### Stated problem
Copy out each line of the material in which the word "that" appears.

### Records for processing

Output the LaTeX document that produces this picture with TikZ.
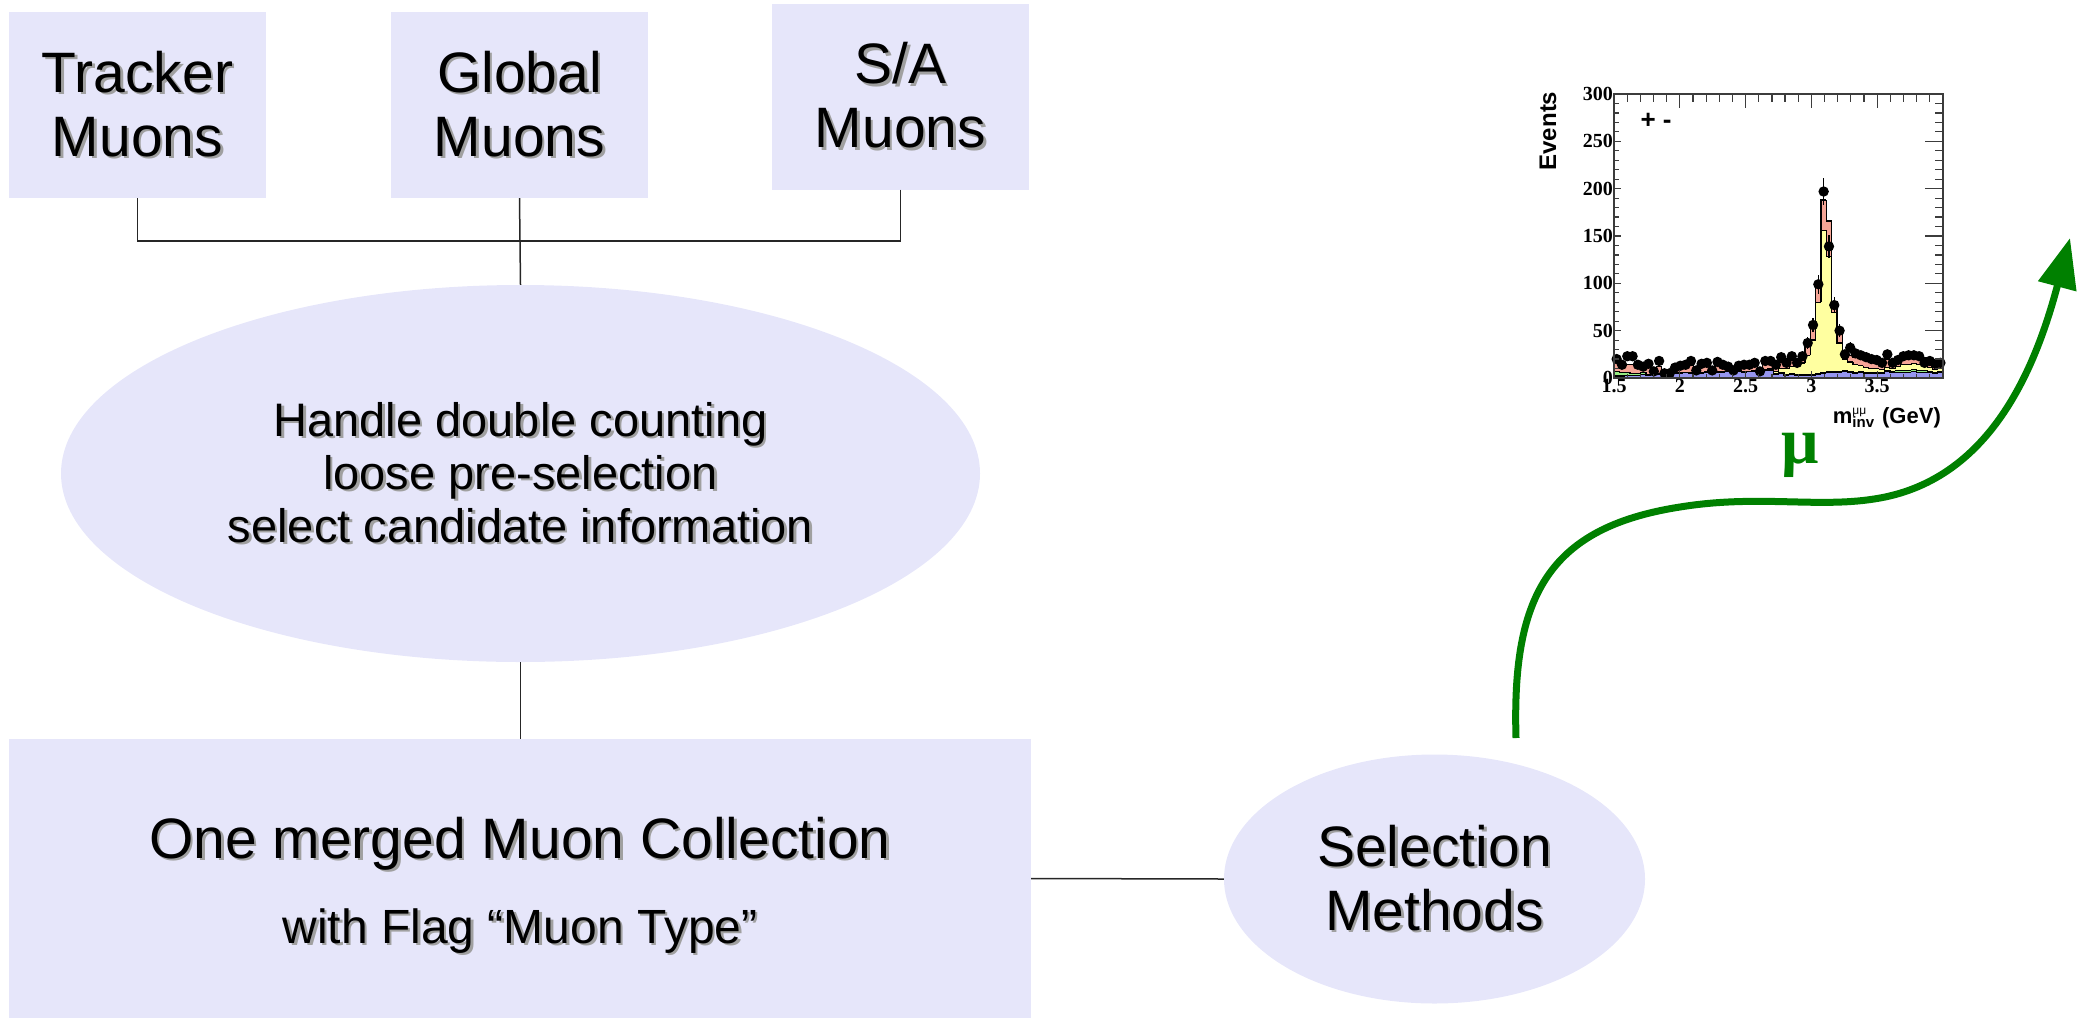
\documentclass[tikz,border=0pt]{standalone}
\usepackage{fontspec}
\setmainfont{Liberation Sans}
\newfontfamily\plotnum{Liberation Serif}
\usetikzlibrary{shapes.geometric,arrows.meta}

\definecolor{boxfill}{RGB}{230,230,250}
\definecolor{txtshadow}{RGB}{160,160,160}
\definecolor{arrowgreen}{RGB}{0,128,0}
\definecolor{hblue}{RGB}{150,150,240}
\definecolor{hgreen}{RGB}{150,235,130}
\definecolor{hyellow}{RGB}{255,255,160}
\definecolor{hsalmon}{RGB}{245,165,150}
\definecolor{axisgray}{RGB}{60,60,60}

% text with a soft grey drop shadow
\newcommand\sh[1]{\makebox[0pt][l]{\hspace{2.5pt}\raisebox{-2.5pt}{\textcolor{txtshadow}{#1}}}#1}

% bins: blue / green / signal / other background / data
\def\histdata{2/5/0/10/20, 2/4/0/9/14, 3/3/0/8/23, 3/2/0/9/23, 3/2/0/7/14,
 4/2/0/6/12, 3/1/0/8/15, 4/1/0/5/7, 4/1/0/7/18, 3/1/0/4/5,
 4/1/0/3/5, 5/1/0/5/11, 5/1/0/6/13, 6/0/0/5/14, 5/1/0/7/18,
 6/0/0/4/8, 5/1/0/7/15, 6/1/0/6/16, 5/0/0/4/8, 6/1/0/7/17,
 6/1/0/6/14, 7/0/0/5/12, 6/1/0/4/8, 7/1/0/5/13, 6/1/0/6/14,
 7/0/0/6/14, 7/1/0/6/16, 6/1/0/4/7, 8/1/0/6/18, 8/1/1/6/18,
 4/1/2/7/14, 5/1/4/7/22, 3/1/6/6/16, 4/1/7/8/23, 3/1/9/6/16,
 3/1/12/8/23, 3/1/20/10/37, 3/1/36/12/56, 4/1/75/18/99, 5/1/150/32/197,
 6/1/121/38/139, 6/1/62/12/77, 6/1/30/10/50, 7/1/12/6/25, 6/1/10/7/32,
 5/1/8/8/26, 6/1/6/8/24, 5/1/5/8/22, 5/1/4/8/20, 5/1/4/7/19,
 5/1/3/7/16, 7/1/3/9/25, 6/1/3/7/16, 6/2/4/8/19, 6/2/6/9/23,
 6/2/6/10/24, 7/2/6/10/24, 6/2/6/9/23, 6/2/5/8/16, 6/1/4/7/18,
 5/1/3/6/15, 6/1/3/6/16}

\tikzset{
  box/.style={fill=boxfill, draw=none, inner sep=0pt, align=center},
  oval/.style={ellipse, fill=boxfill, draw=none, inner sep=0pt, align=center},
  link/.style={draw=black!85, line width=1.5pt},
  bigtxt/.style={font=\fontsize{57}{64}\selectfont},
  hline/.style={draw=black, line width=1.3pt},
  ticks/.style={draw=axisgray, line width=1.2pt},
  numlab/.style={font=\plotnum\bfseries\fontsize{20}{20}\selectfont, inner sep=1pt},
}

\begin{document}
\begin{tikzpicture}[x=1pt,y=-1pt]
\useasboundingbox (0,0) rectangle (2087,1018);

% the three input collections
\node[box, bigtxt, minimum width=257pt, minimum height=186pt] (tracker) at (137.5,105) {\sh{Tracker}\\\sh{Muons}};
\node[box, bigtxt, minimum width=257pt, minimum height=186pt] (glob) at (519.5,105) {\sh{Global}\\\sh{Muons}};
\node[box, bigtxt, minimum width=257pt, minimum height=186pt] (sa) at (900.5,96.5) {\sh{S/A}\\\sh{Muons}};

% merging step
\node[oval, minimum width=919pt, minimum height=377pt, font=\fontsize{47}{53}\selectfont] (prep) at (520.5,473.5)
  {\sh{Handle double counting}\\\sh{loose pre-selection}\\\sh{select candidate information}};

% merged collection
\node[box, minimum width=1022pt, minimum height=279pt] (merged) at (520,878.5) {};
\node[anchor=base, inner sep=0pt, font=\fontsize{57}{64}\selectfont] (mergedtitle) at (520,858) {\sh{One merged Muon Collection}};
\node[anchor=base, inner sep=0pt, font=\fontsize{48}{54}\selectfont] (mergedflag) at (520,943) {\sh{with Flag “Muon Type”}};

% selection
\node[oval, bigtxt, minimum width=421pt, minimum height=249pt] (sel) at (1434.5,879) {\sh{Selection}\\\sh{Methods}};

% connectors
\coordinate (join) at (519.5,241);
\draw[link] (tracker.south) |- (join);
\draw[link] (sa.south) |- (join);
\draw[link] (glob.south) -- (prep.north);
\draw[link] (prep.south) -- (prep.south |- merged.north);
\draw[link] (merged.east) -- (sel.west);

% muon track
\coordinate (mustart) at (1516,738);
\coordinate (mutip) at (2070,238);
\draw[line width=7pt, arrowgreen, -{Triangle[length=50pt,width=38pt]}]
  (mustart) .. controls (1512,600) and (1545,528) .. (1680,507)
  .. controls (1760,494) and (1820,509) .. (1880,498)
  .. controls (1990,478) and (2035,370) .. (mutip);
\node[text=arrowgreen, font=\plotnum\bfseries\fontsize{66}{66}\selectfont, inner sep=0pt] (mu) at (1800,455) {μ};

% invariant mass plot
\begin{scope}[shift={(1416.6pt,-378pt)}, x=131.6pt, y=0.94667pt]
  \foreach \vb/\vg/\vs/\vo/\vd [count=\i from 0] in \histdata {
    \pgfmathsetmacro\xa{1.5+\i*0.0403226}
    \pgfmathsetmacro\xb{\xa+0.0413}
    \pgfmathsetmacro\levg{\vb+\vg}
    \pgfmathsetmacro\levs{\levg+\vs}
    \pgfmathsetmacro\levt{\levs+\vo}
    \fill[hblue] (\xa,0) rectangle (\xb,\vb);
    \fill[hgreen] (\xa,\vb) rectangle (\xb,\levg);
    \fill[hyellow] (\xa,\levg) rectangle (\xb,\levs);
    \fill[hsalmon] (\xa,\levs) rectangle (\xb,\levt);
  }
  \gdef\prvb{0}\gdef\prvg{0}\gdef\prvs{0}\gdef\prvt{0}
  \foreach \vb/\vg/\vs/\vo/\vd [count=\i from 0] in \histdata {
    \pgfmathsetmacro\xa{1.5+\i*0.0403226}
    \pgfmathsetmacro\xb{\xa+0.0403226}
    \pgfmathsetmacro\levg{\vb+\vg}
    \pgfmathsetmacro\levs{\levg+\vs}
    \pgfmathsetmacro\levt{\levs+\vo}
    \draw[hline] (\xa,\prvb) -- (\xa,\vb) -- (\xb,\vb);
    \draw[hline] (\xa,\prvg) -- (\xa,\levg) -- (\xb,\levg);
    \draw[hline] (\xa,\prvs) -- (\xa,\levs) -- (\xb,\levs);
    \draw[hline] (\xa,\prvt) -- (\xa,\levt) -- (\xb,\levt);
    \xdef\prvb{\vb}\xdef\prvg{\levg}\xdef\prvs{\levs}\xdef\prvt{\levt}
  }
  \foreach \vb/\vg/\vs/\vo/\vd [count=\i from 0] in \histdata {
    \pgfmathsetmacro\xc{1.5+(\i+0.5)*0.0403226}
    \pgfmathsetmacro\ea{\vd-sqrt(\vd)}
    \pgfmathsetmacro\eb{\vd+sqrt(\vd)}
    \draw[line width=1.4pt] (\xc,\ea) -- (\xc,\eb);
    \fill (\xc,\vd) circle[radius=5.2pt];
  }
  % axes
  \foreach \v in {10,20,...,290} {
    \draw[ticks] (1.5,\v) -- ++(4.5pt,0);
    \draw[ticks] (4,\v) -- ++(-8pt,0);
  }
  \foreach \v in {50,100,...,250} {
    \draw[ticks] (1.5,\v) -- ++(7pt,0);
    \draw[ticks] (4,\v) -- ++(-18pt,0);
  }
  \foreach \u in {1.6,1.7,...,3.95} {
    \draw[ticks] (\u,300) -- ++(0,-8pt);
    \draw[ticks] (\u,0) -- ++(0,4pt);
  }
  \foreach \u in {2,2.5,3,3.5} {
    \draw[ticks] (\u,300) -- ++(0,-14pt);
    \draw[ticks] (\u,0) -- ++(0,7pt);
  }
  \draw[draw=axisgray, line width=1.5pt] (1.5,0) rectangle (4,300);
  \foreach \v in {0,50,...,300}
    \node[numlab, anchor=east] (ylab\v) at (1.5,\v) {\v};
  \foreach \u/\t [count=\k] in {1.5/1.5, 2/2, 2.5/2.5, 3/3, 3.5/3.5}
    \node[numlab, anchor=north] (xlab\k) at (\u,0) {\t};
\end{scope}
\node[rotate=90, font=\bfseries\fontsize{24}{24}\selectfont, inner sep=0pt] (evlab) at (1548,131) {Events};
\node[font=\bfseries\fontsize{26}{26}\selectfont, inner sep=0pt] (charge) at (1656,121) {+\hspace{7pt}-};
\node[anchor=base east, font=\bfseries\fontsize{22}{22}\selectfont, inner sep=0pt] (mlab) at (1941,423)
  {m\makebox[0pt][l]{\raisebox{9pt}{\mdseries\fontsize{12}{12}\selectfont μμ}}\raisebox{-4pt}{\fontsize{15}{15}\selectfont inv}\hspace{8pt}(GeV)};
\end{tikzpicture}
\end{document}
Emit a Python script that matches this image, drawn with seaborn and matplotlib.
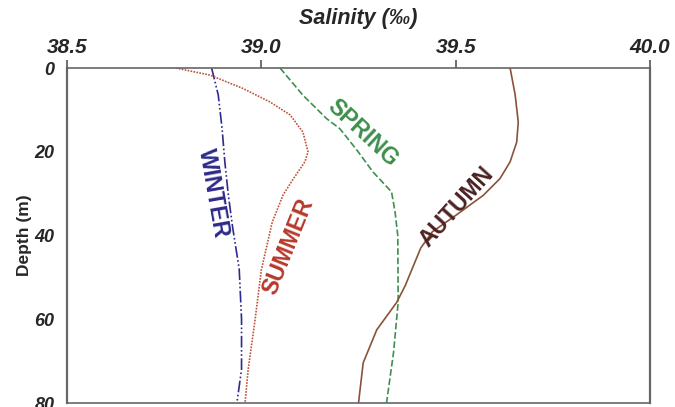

### Answer below
Output the LaTeX document that produces this picture with TikZ.
Emit a Python script that matches this image, drawn with seaborn and matplotlib.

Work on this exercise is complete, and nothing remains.